-- start of Given information --

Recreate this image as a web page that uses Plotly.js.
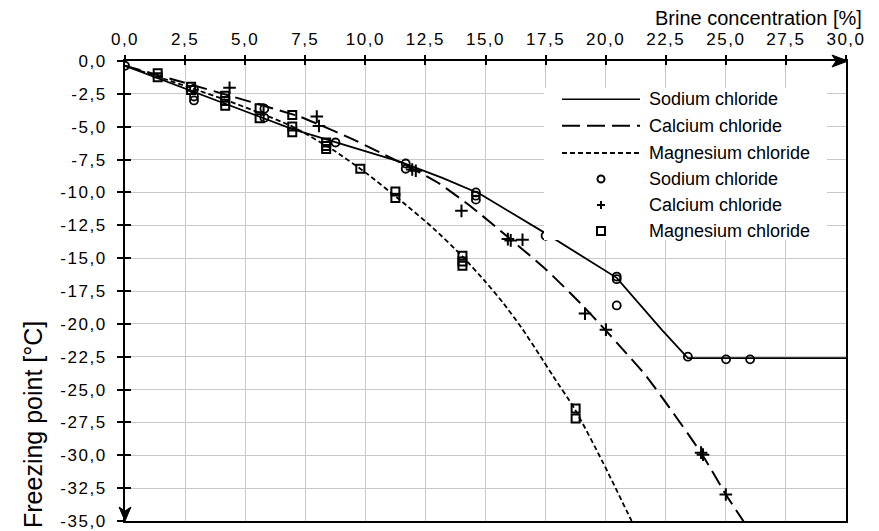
<!DOCTYPE html>
<html>
<head>
<meta charset="utf-8">
<script src="https://cdn.plot.ly/plotly-3.0.1.min.js"></script>
<style>
html,body{margin:0;padding:0;background:#fff;}
#chart{width:879px;height:531px;}
#chart .xtick text, #chart .ytick text { letter-spacing: 1.5px; }
</style>
</head>
<body>
<div id="chart"></div>
<script>
// ---- tick values and labels ----
var xTicks = [0, 2.5, 5, 7.5, 10, 12.5, 15, 17.5, 20, 22.5, 25, 27.5, 30];
var xTickLabels = ["0,0","2,5","5,0","7,5","10,0","12,5","15,0","17,5","20,0","22,5","25,0","27,5","30,0"];
var yTicks = [0, -2.5, -5, -7.5, -10, -12.5, -15, -17.5, -20, -22.5, -25, -27.5, -30, -32.5, -35];
var yTickLabels = ["0,0","-2,5","-5,0","-7,5","-10,0","-12,5","-15,0","-17,5","-20,0","-22,5","-25,0","-27,5","-30,0","-32,5","-35,0"];

var seriesNames = ["Sodium chloride", "Calcium chloride", "Magnesium chloride"];

// ---- fitted curves ----
var naLineX = [0, 6.97, 11.43, 13.23, 14.76, 17.4, 20.46, 22.33, 23.42, 30];
var naLineY = [-0.36, -5.19, -7.65, -8.91, -10.1, -13.0, -16.5, -20.44, -22.6, -22.6];

var caLineX = [0, 4.48, 7.26, 8.1, 9.35, 10.6, 12.05, 13.1, 14.48, 16.0, 17.54, 18.93, 20.04, 20.6, 21.7, 24.0, 25.0, 25.8];
var caLineY = [-0.36, -2.71, -4.23, -4.86, -5.85, -6.95, -8.28, -9.35, -11.2, -13.5, -15.9, -18.4, -20.57, -21.71, -24.0, -29.9, -32.98, -35.2];

var mgLineX = [0, 2.75, 4.17, 5.6, 6.98, 8.65, 10.04, 11.43, 12.82, 14.04, 15.0, 15.73, 16.5, 17.26, 17.82, 18.72, 19.9, 21.08];
var mgLineY = [-0.36, -2.05, -2.95, -3.95, -5.0, -6.76, -8.53, -10.56, -12.71, -14.87, -16.8, -18.4, -20.3, -22.4, -24.0, -26.5, -30.6, -35.0];

// ---- measured points ----
var naPtsX = [0, 2.87, 2.87, 2.87, 5.8, 5.8, 8.76, 11.68, 11.68, 14.6, 14.6, 14.6, 17.5, 20.46, 20.46, 20.46, 23.42, 25.01, 26.01];
var naPtsY = [-0.36, -2.15, -2.7, -3.0, -3.63, -4.32, -6.2, -7.8, -8.2, -10.0, -10.25, -10.55, -13.3, -16.4, -16.6, -18.6, -22.5, -22.7, -22.7];

var caPtsX = [4.35, 7.98, 8.07, 11.95, 12.1, 14.0, 15.93, 16.05, 16.54, 19.14, 20.01, 23.97, 24.05, 25.0];
var caPtsY = [-2.03, -4.23, -4.94, -8.25, -8.35, -11.4, -13.55, -13.65, -13.6, -19.22, -20.44, -29.8, -29.95, -32.98];

var mgPtsX = [1.36, 1.36, 2.75, 2.75, 4.17, 4.17, 4.17, 5.6, 5.6, 6.96, 6.96, 6.96, 8.37, 8.37, 8.37, 9.79, 11.25, 11.25, 14.04, 14.04, 14.04, 18.75, 18.75];
var mgPtsY = [-0.93, -1.24, -1.95, -2.2, -2.65, -3.05, -3.4, -3.6, -4.36, -4.1, -4.99, -5.42, -6.2, -6.46, -6.7, -8.2, -9.93, -10.43, -14.82, -15.25, -15.58, -26.44, -27.2];

// ---- geometry helpers (plot area in pixels) ----
var L = 125, R = 846, T = 61, B = 521;
function PX(px){ return (px - L) / (R - L); }
function PY(py){ return (B - py) / (B - T); }

var FONT = "Liberation Sans, Arial, sans-serif";

var traces = [
  {x: naLineX, y: naLineY, mode: "lines", line: {color: "black", width: 1.8}, showlegend: false, hoverinfo: "skip"},
  {x: caLineX, y: caLineY, mode: "lines", line: {color: "black", width: 2, dash: "16px,7px", shape: "spline", smoothing: 0.6}, showlegend: false, hoverinfo: "skip"},
  {x: mgLineX, y: mgLineY, mode: "lines", line: {color: "black", width: 1.8, dash: "5px,3px", shape: "spline", smoothing: 0.6}, showlegend: false, hoverinfo: "skip"},
  {x: naPtsX, y: naPtsY, mode: "markers", marker: {symbol: "circle-open", size: 8, color: "black", line: {width: 1.8, color: "black"}}, showlegend: false},
  {x: caPtsX, y: caPtsY, mode: "markers", marker: {symbol: "cross-thin-open", size: 9, color: "black", line: {width: 2, color: "black"}}, showlegend: false},
  {x: mgPtsX, y: mgPtsY, mode: "markers", marker: {symbol: "square-open", size: 8, color: "black", line: {width: 2, color: "black"}}, showlegend: false},
  {x: [], y: [], xaxis: "x2", yaxis: "y2", mode: "markers", showlegend: false, hoverinfo: "skip"}
];

// legend layout
var legRows = [99.3, 125.7, 153, 179, 205, 231];
var legMarkX = 601;
var legTexts = seriesNames.concat(seriesNames);
var shapes = [
  {type: "rect", xref: "paper", yref: "paper", x0: PX(544), x1: PX(827), y0: PY(240), y1: PY(88), fillcolor: "white", line: {width: 0}, layer: "above"},
  {type: "line", xref: "paper", yref: "paper", x0: PX(562), x1: PX(640), y0: PY(legRows[0]), y1: PY(legRows[0]), line: {color: "black", width: 1.6}, layer: "above"},
  {type: "line", xref: "paper", yref: "paper", x0: PX(562), x1: PX(640), y0: PY(legRows[1]), y1: PY(legRows[1]), line: {color: "black", width: 2, dash: "18px,7px"}, layer: "above"},
  {type: "line", xref: "paper", yref: "paper", x0: PX(562), x1: PX(640), y0: PY(legRows[2]), y1: PY(legRows[2]), line: {color: "black", width: 1.8, dash: "5px,3px"}, layer: "above"},
  {type: "circle", xref: "paper", yref: "paper", xsizemode: "pixel", ysizemode: "pixel", xanchor: PX(legMarkX), yanchor: PY(legRows[3]), x0: -3.5, x1: 3.5, y0: -3.5, y1: 3.5, line: {color: "black", width: 2}, layer: "above"},
  {type: "line", xref: "paper", yref: "paper", xsizemode: "pixel", ysizemode: "pixel", xanchor: PX(legMarkX), yanchor: PY(legRows[4]), x0: -4, x1: 4, y0: 0, y1: 0, line: {color: "black", width: 2}, layer: "above"},
  {type: "line", xref: "paper", yref: "paper", xsizemode: "pixel", ysizemode: "pixel", xanchor: PX(legMarkX), yanchor: PY(legRows[4]), x0: 0, x1: 0, y0: -4, y1: 4, line: {color: "black", width: 2}, layer: "above"},
  {type: "rect", xref: "paper", yref: "paper", xsizemode: "pixel", ysizemode: "pixel", xanchor: PX(legMarkX), yanchor: PY(legRows[5]), x0: -4, x1: 4, y0: -4, y1: 4, line: {color: "black", width: 2}, layer: "above"},
  // axis arrows
  {type: "path", xref: "paper", yref: "paper", xsizemode: "pixel", ysizemode: "pixel", xanchor: 1, yanchor: 1, path: "M2,0 L-14,6 L-10,0 L-14,-6 Z", fillcolor: "black", line: {color: "black", width: 1}, layer: "above"},
  {type: "path", xref: "paper", yref: "paper", xsizemode: "pixel", ysizemode: "pixel", xanchor: 0, yanchor: 0, path: "M0,0 L-6,14 L0,10 L6,14 Z", fillcolor: "black", line: {color: "black", width: 1}, layer: "above"}
];

var annotations = [];
for (var i = 0; i < legTexts.length; i++) {
  annotations.push({xref: "paper", yref: "paper", x: PX(647), y: PY(legRows[i]), xanchor: "left", yanchor: "middle", text: legTexts[i], showarrow: false, font: {family: FONT, size: 18, color: "black"}});
}
annotations.push({xref: "paper", yref: "paper", x: PX(864), y: PY(18), xanchor: "right", yanchor: "middle", text: "Brine concentration [%]", showarrow: false, font: {family: FONT, size: 20, color: "black"}});
annotations.push({xref: "paper", yref: "paper", x: PX(33), y: PY(425), xanchor: "center", yanchor: "middle", textangle: -90, text: "Freezing point [°C]", showarrow: false, font: {family: FONT, size: 25, color: "black"}});

var tickFont = {family: FONT, size: 17, color: "black"};
var layout = {
  width: 879, height: 531,
  margin: {l: L, r: 879 - R, t: T, b: 531 - B, pad: 0},
  paper_bgcolor: "white", plot_bgcolor: "white",
  showlegend: false,
  xaxis: {range: [0, 30], side: "top", tickmode: "array", tickvals: xTicks, ticktext: xTickLabels,
    showgrid: true, gridcolor: "#c8c8c8", gridwidth: 1, zeroline: false,
    showline: true, linecolor: "black", linewidth: 2, mirror: true,
    ticks: "outside", ticklen: 4, tickwidth: 2, tickcolor: "black", tickfont: tickFont, ticklabelstandoff: 3,
    ticklabeloverflow: "allow", fixedrange: true},
  yaxis: {range: [-35, 0], tickmode: "array", tickvals: yTicks, ticktext: yTickLabels,
    showgrid: true, gridcolor: "#c8c8c8", gridwidth: 1, zeroline: false,
    showline: true, linecolor: "black", linewidth: 2, mirror: true,
    ticks: "outside", ticklen: 6, tickwidth: 2, tickcolor: "black", tickfont: tickFont, ticklabelstandoff: 7,
    ticklabeloverflow: "allow", fixedrange: true},
  xaxis2: {overlaying: "x", anchor: "y", side: "top", range: [0, 30], tickmode: "array", tickvals: xTicks,
    ticks: "inside", ticklen: 4, tickwidth: 2, tickcolor: "black", showticklabels: false, showgrid: false, zeroline: false, showline: false, fixedrange: true},
  yaxis2: {overlaying: "y", anchor: "x", side: "left", range: [-35, 0], tickmode: "array", tickvals: yTicks,
    ticks: "inside", ticklen: 6, tickwidth: 2, tickcolor: "black", showticklabels: false, showgrid: false, zeroline: false, showline: false, fixedrange: true},
  shapes: shapes,
  annotations: annotations
};

Plotly.newPlot("chart", traces, layout, {displayModeBar: false, staticPlot: true});
</script>
</body>
</html>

-- end of Given information --

> **Task objective**
Give again exactly the lines running from the beginning of the material above through the line that contains "-20.44, -22.6, -22.6];", and leave out every picture.

> **Full solution**
Recreate this image as a web page that uses Plotly.js.
<!DOCTYPE html>
<html>
<head>
<meta charset="utf-8">
<script src="https://cdn.plot.ly/plotly-3.0.1.min.js"></script>
<style>
html,body{margin:0;padding:0;background:#fff;}
#chart{width:879px;height:531px;}
#chart .xtick text, #chart .ytick text { letter-spacing: 1.5px; }
</style>
</head>
<body>
<div id="chart"></div>
<script>
// ---- tick values and labels ----
var xTicks = [0, 2.5, 5, 7.5, 10, 12.5, 15, 17.5, 20, 22.5, 25, 27.5, 30];
var xTickLabels = ["0,0","2,5","5,0","7,5","10,0","12,5","15,0","17,5","20,0","22,5","25,0","27,5","30,0"];
var yTicks = [0, -2.5, -5, -7.5, -10, -12.5, -15, -17.5, -20, -22.5, -25, -27.5, -30, -32.5, -35];
var yTickLabels = ["0,0","-2,5","-5,0","-7,5","-10,0","-12,5","-15,0","-17,5","-20,0","-22,5","-25,0","-27,5","-30,0","-32,5","-35,0"];

var seriesNames = ["Sodium chloride", "Calcium chloride", "Magnesium chloride"];

// ---- fitted curves ----
var naLineX = [0, 6.97, 11.43, 13.23, 14.76, 17.4, 20.46, 22.33, 23.42, 30];
var naLineY = [-0.36, -5.19, -7.65, -8.91, -10.1, -13.0, -16.5, -20.44, -22.6, -22.6];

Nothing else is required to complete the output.